如何在保持超级电容器高功率密度的前提下，提高能量密度使其接近电池的水平，是亟待解决的难题。超级电容器储存的能量与其工作电压和电极材料的容量相关，因此研究多集中于发展高容量电极材料和高电压窗口电解液。然而电极材料和电解液组装成器件后，电解液的可用电压窗口和电极材料的高比容量并未被充分利用，其根源在于，组装成器件后正负极未在最优电位窗口下工作。如对器件中电极材料的电位进行调变，来优化电极的工作电位窗口，就有可能实现极大化超级电容器的能量密度。因此，本项目将重点研究在不同电解液体系中炭电极材料的电位变化规律，发展有效的电位调变方法，深入研究电位调变机理和影响因素，阐明电位与电极材料表面电化学结构之间的关系，建立基于电位调变的超级电容器的设计和性能评价方法，为超高能量密度的碳基超级电容器在电动车和智能电网等应用进一步奠定科学基础。

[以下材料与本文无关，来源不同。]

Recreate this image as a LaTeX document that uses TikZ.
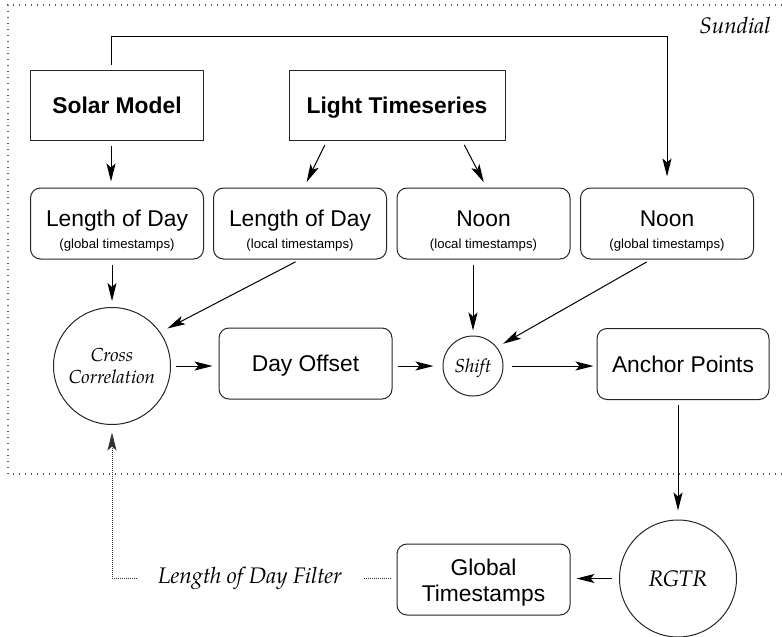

As an important kind of energy storage devices, supercapacitors (SCs) can quickly provide energy and have a long cyclic life, but can limit the amount of energy. So the most important challenge for the research and development of SCs is to increase their energy density close to the level of secondary batteries while keeping their high power at the same time. Because the energy stored in SCs is related to both working voltage and electrode capacity, the research and development of SCs are focused mainly on the discovery of new electrode materials with higher specific capacity and new electrolytes with higher voltage window till now. Although notable progresses have been made, a general and very important problem is that the high specific capacity of electrode materials and the high voltage window of electrolytes cannot be fully used when assembled into SC devices. Therefore, how to fully exert the performance of the electrode materials and electrolytes to maximize the energy density of SCs is a challenging issue remained. We found that the potential window of electrodes must be optimized to maximize the energy density of SCs, and a general way is to realize the adjustment of the electrode potential. In order to achieve the maximum energy density, this project will study various carbon materials that have been widely applied in SCs, explore their potential variation in different electrolytes, develop effective methods and technologies for tuning the electrode potential, carry out in-depth research on the mechanism and influencing factors of electrode potential tuning, understand the relationship between the electrode potential and the surface electrochemical structure of electrode materials, and finally establish the design, assembly and performance assessment methods of SCs with tuning electrode potential. It is expected that notable progresses could be made on the design and assembly of novel ultra-high energy SCs, and that the knowledge and devices obtained would provide valuable scientific basis for the applications of SCs in the fields of electric vehicles, smart electrical grid, etc.